Mary Taylor, training specialist at the Kentucky Department of Education, from left, Scott Stump, assistant secretary of the United States Department of Education, and David Horseman, associate commissioner at the Kentucky Department of Education, meet with parents, students and Fayette County School officials during a visit highlighting the high school apprenticeship program at AMTECK in Lexington. Photo by Bobby Ellis, Sept. 12, 2018
Mary Taylor, training specialist at the Kentucky Department of Education, from left, Scott Stump, assistant secretary of the United States Department of Education, and David Horseman, associate commissioner at the Kentucky Department of Education, meet with parents, students and Fayette County School officials during a visit highlighting the high school apprenticeship program at AMTECK in Lexington.
Photo by Bobby Ellis, Sept. 12, 2018

Following a tour and a webinar with state CTE directors, Stump lauded Kentucky’s efforts to “rethink school.”

“In order for the U.S. economy to continue to grow, we must reduce the skills gap that is keeping workers from obtaining jobs in the skilled trades,” he said. “Kentucky’s TRACK program is ahead of the game compared to how other states are preparing high school students for careers and exposing them to exciting opportunities in the workforce.”

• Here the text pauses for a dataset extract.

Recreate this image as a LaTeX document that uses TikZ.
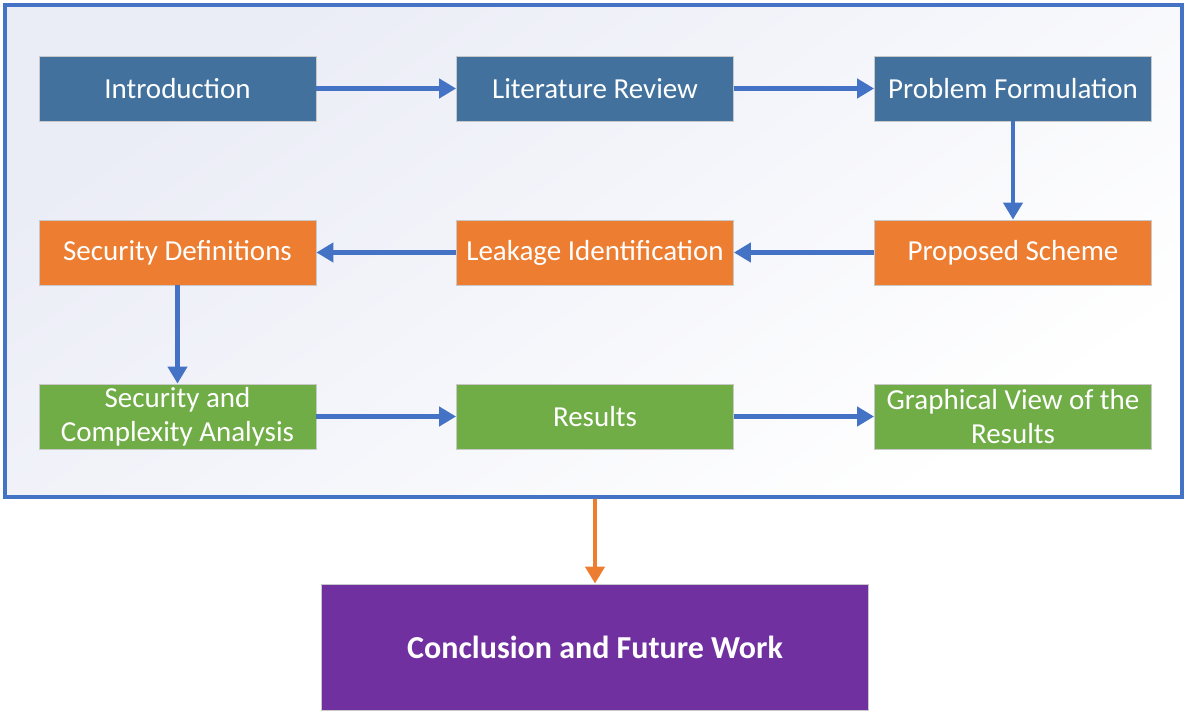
\documentclass[tikz,border=0pt]{standalone}
\usepackage{fontspec}
\setmainfont{Carlito}
\usetikzlibrary{arrows.meta}

\definecolor{stepblue}{HTML}{41719C}
\definecolor{steporange}{HTML}{ED7D31}
\definecolor{stepgreen}{HTML}{70AD47}
\definecolor{steppurple}{HTML}{7030A0}
\definecolor{linkblue}{HTML}{4472C4}

\begin{document}
\begin{tikzpicture}[
  x=1pt, y=-1pt,
  every node/.style={inner sep=1pt},
  frame/.style={draw=linkblue, line width=3.5pt,
    top color={rgb,255:red,234;green,236;blue,246}, bottom color=white,
    shading angle=35, minimum width=1177pt, minimum height=492pt},
  box/.style={draw={rgb,255:red,200;green,200;blue,200}, line width=0.8pt,
    minimum width=277pt, minimum height=65pt, text=white, align=center,
    font=\fontsize{29}{34}\selectfont},
  blue/.style={box, fill=stepblue},
  orange/.style={box, fill=steporange},
  green/.style={box, fill=stepgreen},
  final/.style={draw={rgb,255:red,200;green,200;blue,200}, line width=0.8pt,
    fill=steppurple, text=white, minimum width=547pt, minimum height=126pt,
    font=\fontsize{32}{38}\selectfont\bfseries},
  arrow/.style={draw=linkblue, line width=4.5pt, -{Triangle[length=17pt, width=19pt]}},
  oarrow/.style={draw=steporange, line width=4.5pt, -{Triangle[length=17pt, width=19pt]}}]

  \useasboundingbox (0,0) rectangle (1184,711);

  \node[frame] (frame) at (593.5,251) {};

  \node[blue]   (intro)     at (177.5,88.5)  {Introduction};
  \node[blue]   (litrev)    at (595,88.5)    {Literature Review};
  \node[blue]   (probform)  at (1013,88.5)   {Problem Formulation};

  \node[orange] (secdef)    at (177.5,252.5) {Security Definitions};
  \node[orange] (leakage)   at (595,252.5)   {Leakage Identification};
  \node[orange] (propose)   at (1013,252.5)  {Proposed Scheme};

  \node[green]  (analysis)  at (177.5,416.5) {Security and\\Complexity Analysis};
  \node[green]  (results)   at (595,416.5)   {Results};
  \node[green]  (graphview) at (1013,416.5)  {Graphical View of the\\Results};

  \node[final]  (concl)     at (595,647)     {Conclusion and Future Work};

  \draw[arrow] (intro)    -- (litrev);
  \draw[arrow] (litrev)   -- (probform);
  \draw[arrow] (probform) -- (propose);
  \draw[arrow] (propose)  -- (leakage);
  \draw[arrow] (leakage)  -- (secdef);
  \draw[arrow] (secdef)   -- (analysis);
  \draw[arrow] (analysis) -- (results);
  \draw[arrow] (results)  -- (graphview);
  \draw[oarrow] (frame.south -| concl.north) -- (concl.north);

\end{tikzpicture}
\end{document}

Taylor said she is seeing student success stories throughout the state.

“It’s amazing how students respond when they find their passion,” said Taylor. “And these opportunities are growing beyond technical careers. We are now seeing high school apprenticeship opportunities in fields such as early childhood education, social work and engineering.”

Interim Commissioner Wayne Lewis was unable to attend the tour due to a speaking engagement in Washington, D.C., said he was thrilled for the TRACK program to “receive the recognition it deserves.”

“Programs like TRACK truly transform students’ lives – especially students whose interests and talents align with the tens of thousands of high-demand, high-wage career opportunities available in technical fields” Lewis said. “In a state where only 65 percent of our students are deemed college or career ready upon high school graduation, we see TRACK as a program that has the potential to dramatically increase that percentage as it expands throughout the Commonwealth. We’re honored that the U.S. Department of Education recognizes its value.”